I will close this post with a quote from Dorothy Day's autobiography, The Long Loneliness. Day came to realize that all loneliness is ultimately spiritual in nature, the result of our separation from God. Day also came to realize that the only remedy for the long loneliness is found in community.


Day ends her autobiography with these paragraphs:

 

We were just sitting there talking when Peter Maurin came in.


We were just sitting there talking when lines of people began to form, saying, "We need bread." We could not say, "Go, be thou filled." If there were six small loaves and a few fishes, we had to divide them. There was always bread.


We were just sitting there talking and people moved in on us. Let those who can take it, take it. Some moved out and that made room for more. And somehow the walls expanded.


We were just sitting there talking and someone said, "Let's all go live on a farm."

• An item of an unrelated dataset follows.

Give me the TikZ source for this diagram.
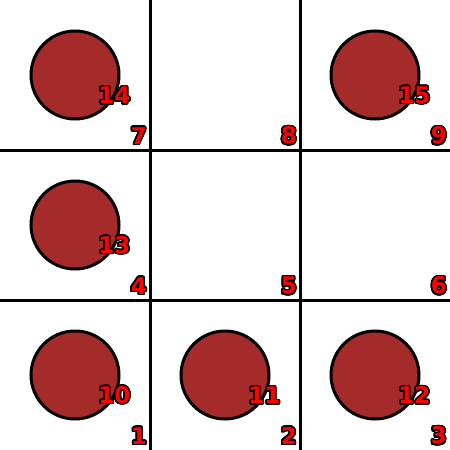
\documentclass[tikz,border=0pt]{standalone}
\usepackage{fontspec}
\setmainfont{DejaVu Sans}
\usepackage{contour}
\contourlength{1.5pt}
\contournumber{24}
\definecolor{discred}{RGB}{165,42,42}
\tikzset{
  gridline/.style={line width=3pt},
  disc/.style={circle, draw=black, line width=3pt, fill=discred, minimum size=88pt, inner sep=0pt},
  lbl/.style={anchor=south east, inner sep=0pt, font=\bfseries\fontsize{23}{23}\selectfont}
}
\newcommand{\outl}[1]{\contour{black}{\textcolor{red}{#1}}}
\begin{document}
\begin{tikzpicture}[x=1pt,y=-1pt]
\useasboundingbox (0,0) rectangle (450,450);
% grid
\coordinate (v1t) at (150,0); \coordinate (v1b) at (150,450);
\coordinate (v2t) at (300,0); \coordinate (v2b) at (300,450);
\coordinate (h1l) at (0,150); \coordinate (h1r) at (450,150);
\coordinate (h2l) at (0,300); \coordinate (h2r) at (450,300);
\draw[gridline] (v1t) -- (v1b);
\draw[gridline] (v2t) -- (v2b);
\draw[gridline] (h1l) -- (h1r);
\draw[gridline] (h2l) -- (h2r);
% discs
\node[disc] (d14) at (75,75) {};
\node[disc] (d15) at (375,75) {};
\node[disc] (d13) at (75,225) {};
\node[disc] (d10) at (75,375) {};
\node[disc] (d11) at (225,375) {};
\node[disc] (d12) at (375,375) {};
% disc labels
\node[lbl] (l14) at (130.5,105.5) {\outl{14}};
\node[lbl] (l15) at (430.5,105.5) {\outl{15}};
\node[lbl] (l13) at (130.5,255.5) {\outl{13}};
\node[lbl] (l10) at (130.5,405.5) {\outl{10}};
\node[lbl] (l11) at (280.5,405.5) {\outl{11}};
\node[lbl] (l12) at (430.5,405.5) {\outl{12}};
% cell labels
\node[lbl] (c7) at (147,146) {\outl{7}};
\node[lbl] (c8) at (297,146) {\outl{8}};
\node[lbl] (c9) at (447,146) {\outl{9}};
\node[lbl] (c4) at (147,296) {\outl{4}};
\node[lbl] (c5) at (297,296) {\outl{5}};
\node[lbl] (c6) at (447,296) {\outl{6}};
\node[lbl] (c1) at (147,446) {\outl{1}};
\node[lbl] (c2) at (297,446) {\outl{2}};
\node[lbl] (c3) at (447,446) {\outl{3}};
\end{tikzpicture}
\end{document}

It was as casual as that, I often think. It just came about. It just happened.


I found myself, a barren woman, the joyful mother of children. It is not easy always to be joyful, to keep in mind the duty of delight.


The most significant thing about The Catholic Worker is poverty, some say.


The most significant thing is community, others say. We are not alone any more.


But the final work is love. At times it has been, in the words of Father Zossima, a harsh and dreadful thing, and our very faith in love has been tried through fire.


We cannot love God unless we love each other, and to love we must know each other. We know Him in the breaking of bread, and we are not alone any more. Heaven is a banquet and life is a banquet, too, even with a crust, where there is companionship.


We have all known the long loneliness and we have learned that the only solution is love and that love comes with community.


It all happened while we sat there talking, and it is still going on.